[Peace-discuss] Paul, peace candidate?

C. G. Estabrook galliher at uiuc.edu
Sun Jul 29 20:08:46 CDT 2007


	The case for a Ron Paul presidency
	Justin Raimondo
	July 27, 2007 10:00 PM

http://commentisfree.guardian.co.uk/justin_raimondo/2007/07/the_case_for_ron_paul.html

In trying to figure out how to explain Ron Paul to a British audience, I 
looked - in vain - for someone on the current British political scene to 
compare him to.

The Conservatives, with their support for the British welfare state, and 
their pro-Bush foreign policy, hardly come close, and, even looking back 
in history, it is hard to find an approximation. We have to go all the 
way back to the nineteenth century, to the antiwar, anti-imperialist 
"Little England"-ism of Richard Cobden, John Bright, and the Manchester 
School, before we find a halfway apt comparison.

Looking at the American political landscape for antecedents, we don't 
find many until we get to the 1930s, where critics of the New Deal and 
Franklin Delano Roosevelt's rush to war arose on the American Right.

Today's rightwingers are as far away from Paul, philosophically, as 
anyone on the left. In fact, Paul probably has more in common with many 
leftists because of his thoroughgoing opposition to American imperialism 
and the idea that Washington is the world's policeman. Indeed, the 
head-on clash between the neoconservative worldview and an older 
conservative perspective on foreign policy occurred during the South 
Carolina Republican party debate, in which Rudolph Giuliani claimed not 
to have ever heard an explanation such as the one Paul gave for the 9/11 
terrorist attacks on the US. Said Paul:

     Have you ever read the reasons they attacked us? They attack us 
because we've been over there; we've been bombing Iraq for 10 years.

     We don't understand the irrationality of Middle Eastern politics. 
So right now we're building an embassy in Iraq that's bigger than the 
Vatican. We're building 14 permanent bases.

     What would we say here if China was doing this in our country or in 
the Gulf of Mexico? We would be objecting. We need to look at what we do 
from the perspective of what would happen if somebody else did it to us.

A foreign policy based on prudence, non-interventionism, and the pursuit 
of American interests narrowly defined - this is Paul's truly 
conservative view of international affairs. It is the exact opposite of 
what is espoused by the radical utopians who hijacked American foreign 
policy during the reign of Bush the Lesser.

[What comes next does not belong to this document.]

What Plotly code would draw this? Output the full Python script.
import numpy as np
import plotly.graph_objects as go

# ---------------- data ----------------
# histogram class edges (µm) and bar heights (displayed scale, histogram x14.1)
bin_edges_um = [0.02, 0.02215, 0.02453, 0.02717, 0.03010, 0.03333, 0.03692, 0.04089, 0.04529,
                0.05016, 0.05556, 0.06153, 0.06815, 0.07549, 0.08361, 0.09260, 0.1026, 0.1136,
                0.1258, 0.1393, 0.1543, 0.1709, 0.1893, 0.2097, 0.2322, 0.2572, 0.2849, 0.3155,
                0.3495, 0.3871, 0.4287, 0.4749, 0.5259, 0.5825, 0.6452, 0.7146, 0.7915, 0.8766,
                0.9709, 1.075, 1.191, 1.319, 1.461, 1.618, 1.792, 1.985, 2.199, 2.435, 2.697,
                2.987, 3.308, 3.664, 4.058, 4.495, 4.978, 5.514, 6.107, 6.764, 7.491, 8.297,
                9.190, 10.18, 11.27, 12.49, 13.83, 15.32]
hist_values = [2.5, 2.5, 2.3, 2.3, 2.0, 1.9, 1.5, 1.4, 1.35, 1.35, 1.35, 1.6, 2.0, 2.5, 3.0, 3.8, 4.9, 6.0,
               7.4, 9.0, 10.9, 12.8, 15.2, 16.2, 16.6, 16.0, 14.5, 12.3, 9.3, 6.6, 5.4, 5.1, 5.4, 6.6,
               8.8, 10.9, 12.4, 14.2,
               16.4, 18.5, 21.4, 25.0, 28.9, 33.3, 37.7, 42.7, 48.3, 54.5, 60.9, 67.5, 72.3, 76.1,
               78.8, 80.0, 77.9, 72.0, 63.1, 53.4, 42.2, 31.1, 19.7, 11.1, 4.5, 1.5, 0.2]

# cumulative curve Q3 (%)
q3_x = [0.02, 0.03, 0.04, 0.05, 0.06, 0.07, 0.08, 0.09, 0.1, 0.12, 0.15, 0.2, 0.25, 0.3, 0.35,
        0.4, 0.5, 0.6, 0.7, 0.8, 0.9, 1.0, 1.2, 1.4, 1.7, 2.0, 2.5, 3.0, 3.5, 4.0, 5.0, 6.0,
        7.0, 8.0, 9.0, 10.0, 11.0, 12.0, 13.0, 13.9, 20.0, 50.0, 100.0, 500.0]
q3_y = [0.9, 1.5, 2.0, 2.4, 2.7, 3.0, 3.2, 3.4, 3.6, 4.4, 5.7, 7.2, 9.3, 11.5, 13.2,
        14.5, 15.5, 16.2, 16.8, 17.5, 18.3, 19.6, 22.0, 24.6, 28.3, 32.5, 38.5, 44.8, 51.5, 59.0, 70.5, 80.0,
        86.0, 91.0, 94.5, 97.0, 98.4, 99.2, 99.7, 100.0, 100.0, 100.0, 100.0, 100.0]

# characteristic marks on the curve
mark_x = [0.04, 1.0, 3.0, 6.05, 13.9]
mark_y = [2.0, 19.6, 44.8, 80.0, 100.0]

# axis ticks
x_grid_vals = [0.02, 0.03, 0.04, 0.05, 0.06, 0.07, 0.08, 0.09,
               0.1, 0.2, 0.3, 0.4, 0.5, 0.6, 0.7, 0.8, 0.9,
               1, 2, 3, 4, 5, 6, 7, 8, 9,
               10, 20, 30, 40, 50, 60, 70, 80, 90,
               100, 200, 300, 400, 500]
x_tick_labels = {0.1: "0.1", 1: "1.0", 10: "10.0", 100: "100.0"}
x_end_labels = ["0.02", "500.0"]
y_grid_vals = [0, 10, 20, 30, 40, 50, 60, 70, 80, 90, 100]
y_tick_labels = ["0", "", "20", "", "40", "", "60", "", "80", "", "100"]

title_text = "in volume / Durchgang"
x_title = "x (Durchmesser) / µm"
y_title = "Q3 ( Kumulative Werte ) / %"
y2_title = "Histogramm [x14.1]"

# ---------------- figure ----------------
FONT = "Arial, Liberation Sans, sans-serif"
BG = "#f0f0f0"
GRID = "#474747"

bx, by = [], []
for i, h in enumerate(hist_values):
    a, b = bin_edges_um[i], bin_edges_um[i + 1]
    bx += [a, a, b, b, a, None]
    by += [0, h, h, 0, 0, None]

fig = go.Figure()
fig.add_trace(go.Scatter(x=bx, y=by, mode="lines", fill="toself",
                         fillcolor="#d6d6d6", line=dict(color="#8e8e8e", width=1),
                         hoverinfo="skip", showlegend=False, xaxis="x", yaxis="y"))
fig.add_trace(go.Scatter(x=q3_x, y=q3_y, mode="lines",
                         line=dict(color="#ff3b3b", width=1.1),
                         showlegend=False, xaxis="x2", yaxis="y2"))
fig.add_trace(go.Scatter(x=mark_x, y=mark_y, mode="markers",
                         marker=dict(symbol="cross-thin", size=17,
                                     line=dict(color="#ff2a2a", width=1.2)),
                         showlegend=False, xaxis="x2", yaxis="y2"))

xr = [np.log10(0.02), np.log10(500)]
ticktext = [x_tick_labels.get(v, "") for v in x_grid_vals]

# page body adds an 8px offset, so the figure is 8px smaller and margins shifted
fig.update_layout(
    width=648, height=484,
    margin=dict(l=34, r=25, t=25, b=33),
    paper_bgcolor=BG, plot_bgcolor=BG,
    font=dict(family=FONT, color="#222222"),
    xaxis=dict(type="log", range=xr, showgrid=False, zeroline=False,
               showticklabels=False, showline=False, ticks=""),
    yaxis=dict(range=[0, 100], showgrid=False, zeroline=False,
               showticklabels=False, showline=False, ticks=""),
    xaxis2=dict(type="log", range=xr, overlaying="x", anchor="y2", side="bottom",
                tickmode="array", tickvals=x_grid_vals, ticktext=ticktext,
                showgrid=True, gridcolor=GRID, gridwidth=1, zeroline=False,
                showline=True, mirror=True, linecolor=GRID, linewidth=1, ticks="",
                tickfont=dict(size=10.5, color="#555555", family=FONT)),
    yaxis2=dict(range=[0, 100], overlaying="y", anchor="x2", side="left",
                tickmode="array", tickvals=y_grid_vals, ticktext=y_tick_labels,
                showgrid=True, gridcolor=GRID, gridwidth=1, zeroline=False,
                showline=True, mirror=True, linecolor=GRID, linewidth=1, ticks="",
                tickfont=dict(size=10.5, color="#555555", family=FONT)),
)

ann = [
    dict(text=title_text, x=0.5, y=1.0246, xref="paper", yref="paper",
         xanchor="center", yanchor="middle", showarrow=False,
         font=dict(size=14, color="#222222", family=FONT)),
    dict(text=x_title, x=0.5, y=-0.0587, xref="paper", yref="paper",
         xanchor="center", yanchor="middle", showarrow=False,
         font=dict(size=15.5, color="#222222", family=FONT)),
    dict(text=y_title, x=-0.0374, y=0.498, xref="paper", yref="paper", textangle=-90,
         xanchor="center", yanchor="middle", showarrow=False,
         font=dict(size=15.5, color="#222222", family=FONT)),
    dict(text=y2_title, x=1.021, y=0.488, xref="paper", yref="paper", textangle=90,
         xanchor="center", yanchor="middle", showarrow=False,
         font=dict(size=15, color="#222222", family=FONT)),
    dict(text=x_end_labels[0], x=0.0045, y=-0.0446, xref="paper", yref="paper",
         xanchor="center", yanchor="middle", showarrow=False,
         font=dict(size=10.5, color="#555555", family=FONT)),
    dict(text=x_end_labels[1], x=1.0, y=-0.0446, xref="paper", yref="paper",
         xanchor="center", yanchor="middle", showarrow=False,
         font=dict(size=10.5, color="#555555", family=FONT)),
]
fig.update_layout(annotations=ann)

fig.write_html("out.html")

On the domestic policy front, the weird inversion of traditionally 
conservative principles - less government, less regulation, 
decentralisation of power, and emphasis on individual rights - has 
continued unabated during the Bush era. The Patriot Act, the Military 
Commissions act, the legislative evisceration of habeas corpus, and the 
rise of the surveillance state - Ron Paul stood like a rock against the 
War Party's relentless assault on civil liberties at a time when it was 
unpopular to do so.

Quite naturally, the political establishment is trying to downplay the 
Ron Paul phenomenon, but the market, as always, reigns supreme, and 
Paul's growing popularity is evidenced in his fundraising success: this 
quarter, he comes in third in the Republican field, ahead of former 
frontrunner John "Bombs Away" McCain, and does so with a solid 
constituency of dedicated and very active supporters, especially among 
the young. Paul's message of personal liberty and a sane foreign policy 
resonates with the 20-something set, and as the candidate travels around 
the country, attracting relatively large crowds, youthful faces predominate.

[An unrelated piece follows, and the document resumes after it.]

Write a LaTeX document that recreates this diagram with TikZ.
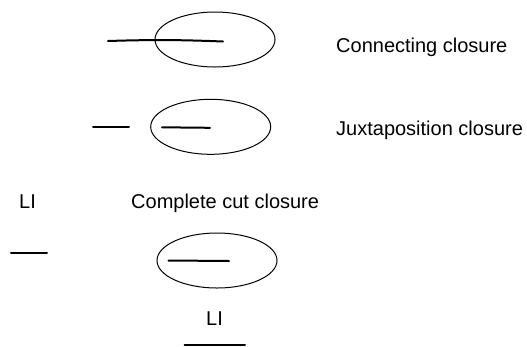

His rising status as the candidate of the youthful Republican set is 
enhanced by the fact that he seems unlikely to be a cult hero of any 
sort. With his easygoing, unpretentious manner and undisputed sincerity, 
Ron Paul comes across as authentic. He's no actor: here, at last, is a 
man who lives by his principles. Paul refuses to take his generous 
congressional pension, and disdains all the other perks and privileges 
of his office. As a doctor, he wouldn't accept Medicaid payments, and 
forbade his children from taking any federal aid for their education.

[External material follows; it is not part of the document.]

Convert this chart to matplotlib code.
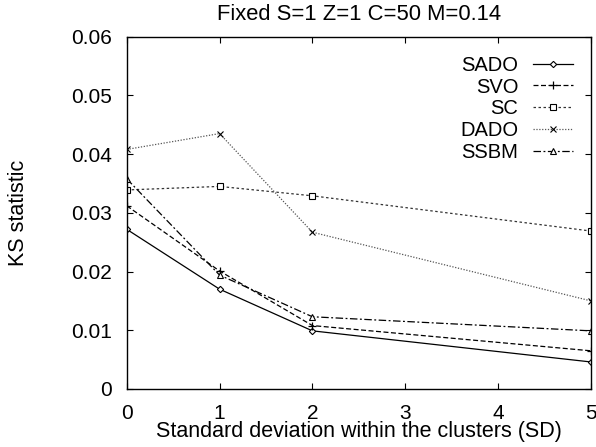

The 71-year-old country doctor - Paul's an obstetrician who has 
delivered thousands of babies - with his socially conservative lifestyle 
and somewhat ornery manner, is an unlikely hero to the younger 
generation. Yet the 10-term Republican congressman from a conservative 
Gulf coast Texas district of farmers - quintessential Bush country - 
shows signs of becoming the Eugene McCarthy of the new millennium.